Как раз в последние годы, в связи с колоссальным строительством, в Крыму развернулись широкомасштабные спасательные работы, и естественно, Олег Шаров, с его богатым опытом раскопок античных памятников, принимает в них активное участие в качестве заместителя начальника Крымской экспедиции, которой руководит Сергей Юрьевич Внуков. Те, кто хоть однажды видел этот Мордор новостроечных экспедиций, с палящим солнцем, густыми облаками пыли, всевозможным дерьмом по колено, ревущими бульдозерами, исходящими матом гастарбайтерами и малоконтактным, вечно торопящимся строительным начальством, прекрасно понимают, что Шарову выпала далеко не синекура.

Однако Олег не только крепкий копатель, но и вполне себе успешный кабинетный ученый, то есть человек, очень широко знающий научную литературу, владеющий иностранными языками и, главное, способный структурировать и хорошим языком излагать свои мысли. Некоторым удается получить эти навыки и знания с детства, благодаря домашнему воспитанию, как, например, Петр Николаевич Третьяков, который в тринадцать лет переписывался на французском языке с известным шведским археологом Туре Арне по поводу неолитических находок в родной Костроме. Другие добиваются успеха в кабинетной работе адовым трудом. Так или иначе, Олег всем этим владеет, чему свидетельством две защищенные диссертации, три объемных монографии и две сотни статей на пяти языках.

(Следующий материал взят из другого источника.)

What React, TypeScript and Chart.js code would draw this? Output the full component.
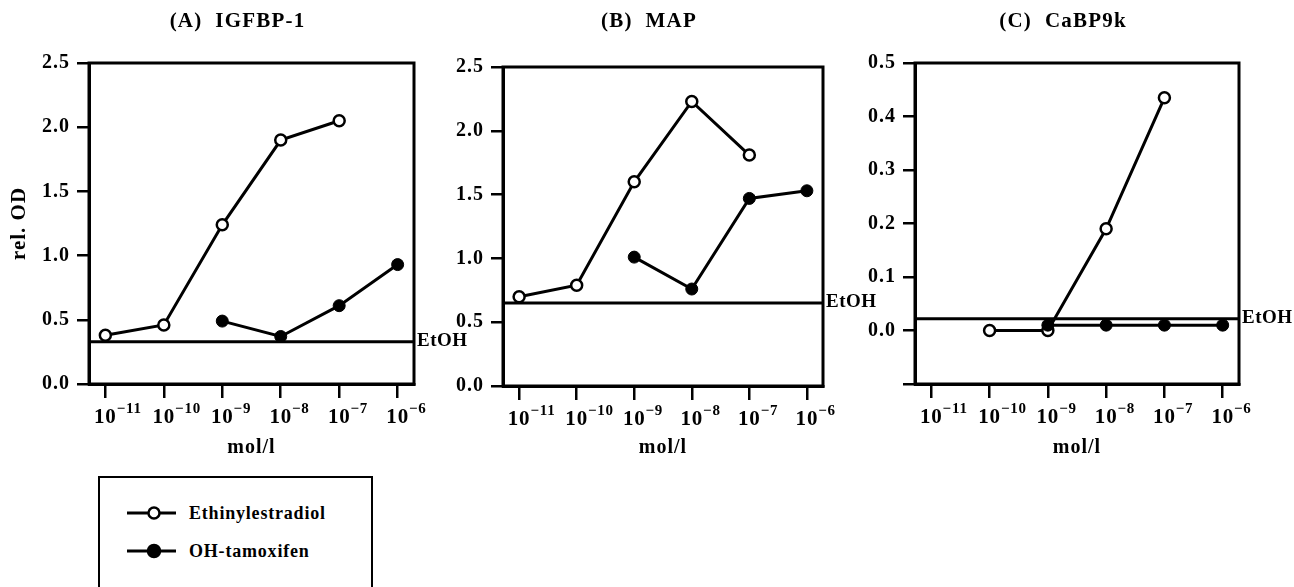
import React, { useEffect, useRef } from "react";
import { Chart, registerables } from "chart.js";

Chart.register(...registerables);

// ---------- data ----------
const exponents = [-11, -10, -9, -8, -7, -6];
const concentrations = exponents.map((e) => Math.pow(10, e));
const seriesNames = ["Ethinylestradiol", "OH-tamoxifen"];
const panelTitles = ["(A)  IGFBP-1", "(B)  MAP", "(C)  CaBP9k"];
const xAxisTitle = "mol/l";
const yAxisTitle = "rel. OD";
const refLabel = "EtOH";

const igfbpEthinyl = [0.38, 0.46, 1.24, 1.9, 2.05, null];
const igfbpTamoxifen = [null, null, 0.49, 0.37, 0.61, 0.93];
const mapEthinyl = [0.7, 0.79, 1.6, 2.23, 1.81, null];
const mapTamoxifen = [null, null, 1.01, 0.76, 1.47, 1.53];
const cabpEthinyl = [null, 0.0, 0.0, 0.19, 0.435, null];
const cabpTamoxifen = [null, null, 0.01, 0.01, 0.01, 0.01];
const etohLevels = [0.33, 0.65, 0.022];

const yTicksAB = [0, 0.5, 1.0, 1.5, 2.0, 2.5];
const yTicksC = [-0.1, 0, 0.1, 0.2, 0.3, 0.4, 0.5];
const yLabelledMinC = 0;

const xMinExp = -11.28;
const xMaxExp = -5.72;

// ---------- layout / style ----------
const FONT = "'Liberation Serif', 'Times New Roman', serif";
const CANVAS_H = 470;

const panels = [
  {
    title: panelTitles[0], open: igfbpEthinyl, filled: igfbpTamoxifen, etoh: etohLevels[0],
    yMin: 0, yMax: 2.5, yTicks: yTicksAB, yLabelMin: 0, showYTitle: true,
    left: 0, width: 480, yWidth: 89, padRight: 66, padTop: 63, xHeight: 86,
  },
  {
    title: panelTitles[1], open: mapEthinyl, filled: mapTamoxifen, etoh: etohLevels[1],
    yMin: 0, yMax: 2.5, yTicks: yTicksAB, yLabelMin: 0, showYTitle: false,
    left: 430, width: 480, yWidth: 73, padRight: 87, padTop: 67, xHeight: 84,
  },
  {
    title: panelTitles[2], open: cabpEthinyl, filled: cabpTamoxifen, etoh: etohLevels[2],
    yMin: -0.1, yMax: 0.5, yTicks: yTicksC, yLabelMin: yLabelledMinC, showYTitle: false,
    left: 860, width: 434, yWidth: 55, padRight: 55, padTop: 63, xHeight: 86,
  },
];

const framePlugin = {
  id: "frame",
  beforeDraw(chart: any) {
    (chart.ctx as any).letterSpacing = "1px";
  },
  beforeDatasetsDraw(chart: any, _args: any, opts: any) {
    const { ctx, chartArea } = chart;
    const { left, right, top, bottom } = chartArea;
    const y = chart.scales.y;
    const x = chart.scales.x;
    ctx.save();
    ctx.strokeStyle = "#000";
    ctx.lineWidth = 3;
    ctx.strokeRect(left, top, right - left, bottom - top);

    // EtOH reference line
    const yy = y.getPixelForValue(opts.etoh);
    ctx.beginPath();
    ctx.moveTo(left, yy);
    ctx.lineTo(right, yy);
    ctx.stroke();
    ctx.fillStyle = "#000";
    (ctx as any).letterSpacing = "0.5px";
    ctx.font = `bold 19px ${FONT}`;
    ctx.textAlign = "left";
    ctx.textBaseline = "middle";
    ctx.fillText(refLabel, right + 3, yy - 1);

    // panel title
    (ctx as any).letterSpacing = "1.2px";
    ctx.font = `bold 21px ${FONT}`;
    ctx.textAlign = "center";
    ctx.fillText(opts.title, (left + right) / 2 - 14, 22);

    // x tick labels 10^n
    (ctx as any).letterSpacing = "0.8px";
    exponents.forEach((e) => {
      const px = x.getPixelForValue(Math.pow(10, e));
      ctx.font = `bold 21px ${FONT}`;
      ctx.textAlign = "center";
      ctx.textBaseline = "alphabetic";
      const w = ctx.measureText("10").width;
      ctx.fillText("10", px, bottom + 39);
      ctx.font = `bold 15px ${FONT}`;
      ctx.textAlign = "left";
      ctx.fillText("\u2212" + String(Math.abs(e)), px + w / 2, bottom + 29);
    });
    ctx.restore();
  },
};

function Panel({ cfg }: { cfg: any }) {
  const ref = useRef<HTMLCanvasElement | null>(null);
  useEffect(() => {
    const font = { family: FONT, size: 20, weight: "bold" as const };
    const chart = new Chart(ref.current as HTMLCanvasElement, {
      type: "line",
      data: {
        datasets: [
          {
            label: seriesNames[0],
            data: concentrations.map((c, i) => ({ x: c, y: cfg.open[i] })),
            borderColor: "#000",
            borderWidth: 3,
            pointRadius: 5.5,
            pointBackgroundColor: "#fff",
            pointBorderColor: "#000",
            pointBorderWidth: 2.5,
            spanGaps: false,
            order: 1,
          },
          {
            label: seriesNames[1],
            data: concentrations.map((c, i) => ({ x: c, y: cfg.filled[i] })),
            borderColor: "#000",
            borderWidth: 3,
            pointRadius: 6,
            pointBackgroundColor: "#000",
            pointBorderColor: "#000",
            pointBorderWidth: 1,
            spanGaps: false,
            order: 0,
          },
        ],
      },
      options: {
        responsive: false,
        maintainAspectRatio: false,
        animation: false,
        layout: { padding: { top: cfg.padTop, right: cfg.padRight, bottom: 0, left: 0 } },
        plugins: {
          legend: { display: false },
          tooltip: { enabled: false },
          frame: { etoh: cfg.etoh, title: cfg.title },
        } as any,
        scales: {
          x: {
            type: "logarithmic",
            min: Math.pow(10, xMinExp),
            max: Math.pow(10, xMaxExp),
            afterBuildTicks: (s: any) => {
              s.ticks = concentrations.map((v) => ({ value: v }));
            },
            afterFit: (s: any) => {
              s.height = cfg.xHeight;
            },
            ticks: { callback: () => "", autoSkip: false, maxRotation: 0 },
            grid: { drawOnChartArea: false, drawTicks: true, tickLength: 14, color: "#000", lineWidth: 2.5 },
            border: { display: true, color: "#000", width: 3 },
            title: { display: true, text: xAxisTitle, color: "#000", font, padding: { top: 0, bottom: 10 } },
          },
          y: {
            type: "linear",
            min: cfg.yMin,
            max: cfg.yMax,
            afterBuildTicks: (s: any) => {
              s.ticks = cfg.yTicks.map((v: number) => ({ value: v }));
            },
            afterFit: (s: any) => {
              s.width = cfg.yWidth;
            },
            ticks: {
              autoSkip: false,
              color: "#000",
              font,
              padding: 7,
              callback: (v: any) => (Number(v) < cfg.yLabelMin - 1e-9 ? "" : Number(v).toFixed(1)),
            },
            grid: { drawOnChartArea: false, drawTicks: true, tickLength: 12, color: "#000", lineWidth: 2.5 },
            border: { display: true, color: "#000", width: 3 },
            title: {
              display: cfg.showYTitle,
              text: yAxisTitle,
              color: "#000",
              font: { family: FONT, size: 21, weight: "bold" as const },
              padding: { top: 7, bottom: 0 },
            },
          },
        },
      },
      plugins: [framePlugin],
    });
    return () => chart.destroy();
  }, []);
  return (
    <canvas
      ref={ref}
      width={cfg.width}
      height={CANVAS_H}
      style={{ position: "absolute", left: cfg.left, top: 0, width: cfg.width, height: CANVAS_H }}
    />
  );
}

function LegendRow({ name, filled, top }: { name: string; filled: boolean; top: number }) {
  return (
    <>
      <svg
        width={54}
        height={20}
        style={{ position: "absolute", left: 125, top: top - 10 }}
      >
        <line x1={2} y1={10} x2={51} y2={10} stroke="#000" strokeWidth={3} />
        <circle cx={29} cy={10} r={filled ? 6 : 5.5} fill={filled ? "#000" : "#fff"} stroke="#000" strokeWidth={2.5} />
      </svg>
      <div
        style={{
          position: "absolute",
          left: 189,
          top: top - 12,
          height: 24,
          lineHeight: "24px",
          fontFamily: FONT,
          fontWeight: "bold",
          fontSize: 18,
          letterSpacing: "0.8px",
          color: "#000",
          whiteSpace: "nowrap",
        }}
      >
        {name}
      </div>
    </>
  );
}

export default function App() {
  return (
    <div
      style={{
        position: "absolute",
        left: 0,
        top: 0,
        width: 1294,
        height: 587,
        overflow: "hidden",
        background: "#fff",
      }}
    >
      {panels.map((p, i) => (
        <Panel key={i} cfg={p} />
      ))}
      <div
        style={{
          position: "absolute",
          left: 98,
          top: 476,
          width: 275,
          height: 140,
          border: "2.5px solid #000",
          boxSizing: "border-box",
        }}
      />
      <LegendRow name={seriesNames[0]} filled={false} top={513} />
      <LegendRow name={seriesNames[1]} filled={true} top={551} />
    </div>
  );
}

Важно отметить, что Шаров одинаково хорошо производит как синтезные, концептуальные труды, так и образцовые публикации ранее неизвестного материала, будь это его собственные раскопки или материалы его предшественников, погребенные в архивах и коллекциях. Каждый из нас знает, что лет через 40—50 самые умные концепции будут представлять в первую очередь историографический интерес, а вот публикации материала — вечны, по крайней мере до тех пор, пока археология существует как наука.

В 1990 г. Шаров стал соискателем на кафедре археологии в ЛГУ, под руководством Щукина, и в 1995 г. он защитил кандидатскую диссертацию по теме «Культурно-исторические связи Восточной Европы и Северного Причерноморья в середине III — первой половине IV в. н. э. (древности горизонта Лейна-Хасслебен и черняховская культура)». В 2009 г. Олег представил и защитил в ИИМК РАН докторскую диссертацию по теме «Боспор и варварский мир Центральной и Восточной Европы в позднеримскую эпоху (середина II — середина IV вв. н. э.)» (оппоненты Н. Н. Болгов. Б. В. Магомедов, Е. А. Молев), которая еще ждет своей публикации в форме монографии.

В общем, обычная научная биография в обычное время, поскольку сменяющие одна другую кризисные эпохи и составляют основную линию истории человечества, которую мы изучаем. Поговорим теперь о результатах научной деятельности юбиляра.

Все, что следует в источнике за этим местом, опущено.